Supply/demand data in the United States for the week ended Oct. 29, 2021, were released by the Energy Information Administration.
Total commercial stocks of petroleum rose 0.6 million barrels during the week ended Oct. 29, 2021.
Commercial crude oil supplies in the United States increased by 3.3 million barrels from the previous report week to 434.1 million barrels.
Crude oil inventory changes by PAD District:
PADD 1: Plus 0.2 million barrels to 8.4 million barrels
PADD 2: Plus 1.0 million barrels to 106.5 million barrels
PADD 3: Plus 1.9 million barrels to 249.3 million barrels
PADD 4: Plus 0.4 million barrels to 23.6 million barrels
PADD 5: Down 0.4 million barrels to 46.2 million barrels
Cushing, Oklahoma, inventories were down 0.9 million barrels from the previous report week to 26.4 million barrels.
Domestic crude oil production increased 200,000 barrels daily from the previous report week at 11.5 million barrels daily.
Crude oil imports averaged 6.127 million barrels per day, a decrease of 83,000 barrels daily.

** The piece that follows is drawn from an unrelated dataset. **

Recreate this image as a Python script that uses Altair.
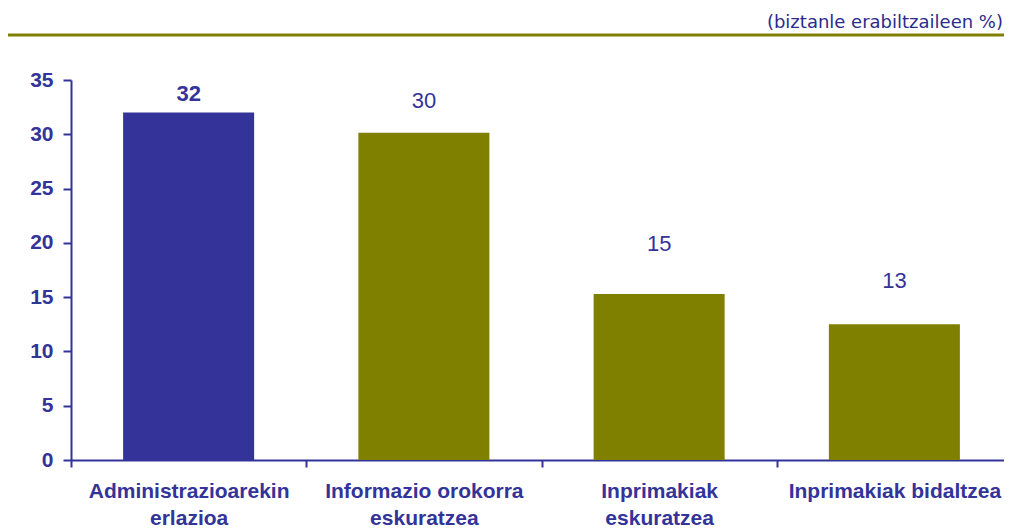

Exports rose 138,000 barrels daily to 2.925 million barrels per day.
Refineries used 86.3% of capacity; 1.2 percentage points higher than the previous report week.
Crude oil inputs to refineries fell 25,000 barrels daily; there were 15.023 million barrels per day of crude oil run to facilities. Gross inputs, which include blending stocks, rose 213,000 barrels daily to 15.646 million barrels daily.
Total petroleum product inventories dropped 2.7 million barrels from the previous report week.
Gasoline stocks decreased by 1.5 million barrels from the previous report week; total stocks are 214.3 million barrels.
Demand for gasoline rose 181,000 barrels per day to 9.503 million barrels per day.
Total product demand added 0.166 million barrels daily to 19.997 million barrels per day.
Distillate fuel oil stocks added 2.2 million barrels from the previous report week; distillate stocks are at 127.1 million barrels. EIA reported national distillate demand at 3.686 million barrels per day during the report week, a decrease of 183,000 barrels daily.
Propane stocks increased 0.4 million barrels from the previous report week; propane stocks are at 76.1 million barrels. The report estimated current demand at 1.282 million barrels per day, an increase of 302,000 barrels daily from the previous report week.
The natural gas injection season has ended. Underground storage of 3.6 Tcf is enough to ease concerns over availability this winter, especially with cold weather expectations easing. Futures contract prices flattened for the balance of winter.
According to the EIA:
Net [natural gas] injections into storage totaled 63 Bcf for the week ending October 29, compared with the five-year (2016–2020) average net injections of 38 Bcf and last year’s net withdrawals of 27 Bcf during the same week. Working natural gas stocks totaled 3,611 Bcf, which is 101 Bcf lower than the five-year average and 313 Bcf lower than last year at this time.